Things continue to heat up on the regulatory front as it was announced today that CySEC (The Cyprus Securities and Exchange Commission) has awarded CIF (Cyprus Investment Firm) status to four new Forex companies. The announcement was made through MAP S. Platis, the legal firm instructed by the four newly-regulated firms to act on their behalf.
The four new additions to CySEC’s CIF list are as follows:
Admiralex Ltd (CIF License No. 201/13). Admiralex is now regulated by the U.K’s FCA and Cyprus’s CySEC.
AVFX Trading Ltd (CIF License No. 204/13)
FXGlobe Ltd (CIF License No. 205/13). This company is registered in New Zealand as a provider of financial services but was not regulated anywhere else before receiving CySEC approval.
Prodigit Investments Ltd (CIF License no. 200/13)

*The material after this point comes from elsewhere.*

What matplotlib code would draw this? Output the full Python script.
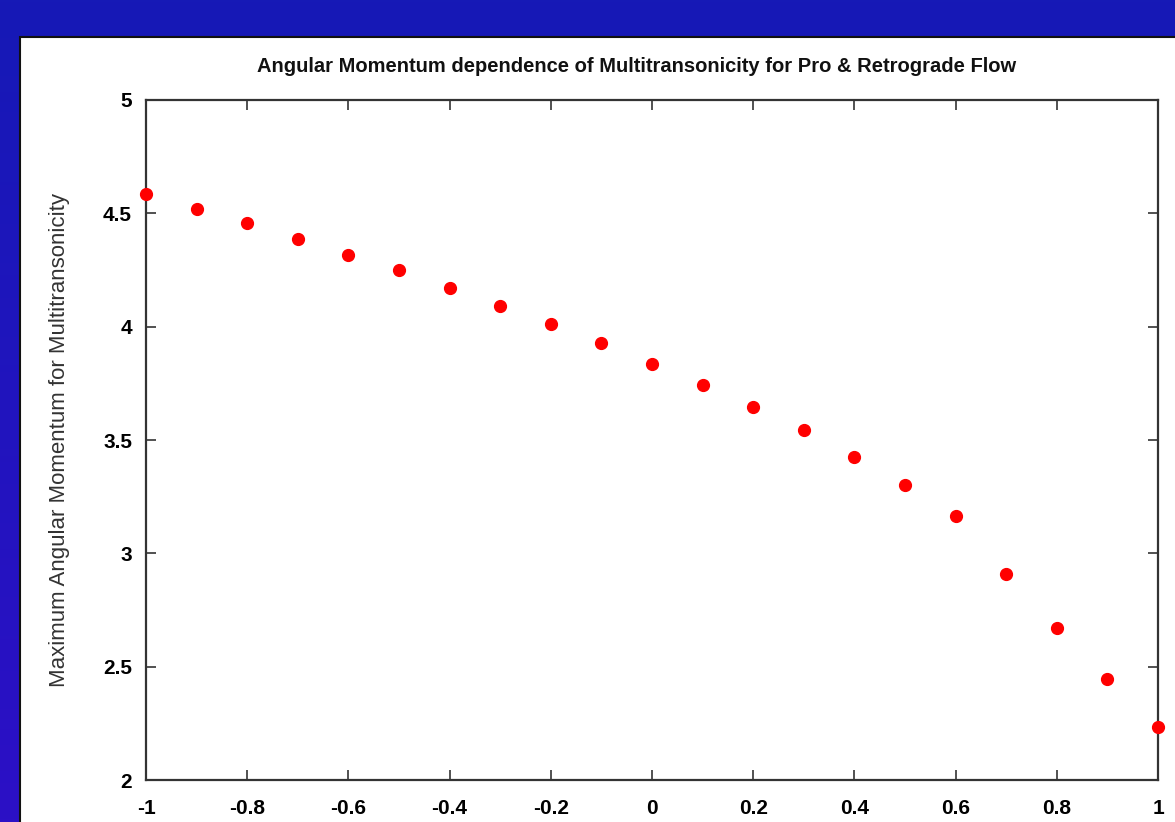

CySEC has already been in the news this part few months with announcements of fines having been levied against firms that have infringed on their regulatory commitments (specifically TDOptions, Trading Point, and LQD Markets). These newly regulated firms are likely to be the first in a flurry since it was made clear by CySEC chairwoman Demetra Kalogirou at the recent iFXEXPO in Limassol that there are a total number of 36 pending applications awaiting an official ruling by CySEC officials.
Dr. Stelios Platis had the following to say regarding Cyprus’s position as a regulatory hub: “Whereas in other jurisdictions, FX brokers have to work around burdensome and restrictive rules on leverage, excessive capitalisation or expensive operating requirements, which restrict growth and consume valuable human and monetary resources, Cyprus’s FX brokers enjoy a stable and reasonable regulatory regime coupled with low operating costs.”
Indeed with so many companies stepping over each other to gain regulation in Cyprus, which is seen as a much cheaper and easier destination to gain regulation it seems that every cloud has a silver lining. Cyprus’s regulatory framework is proving to be a boon for the island that was only just saw its banking industry decimated in the wake of the Troika bailout this March.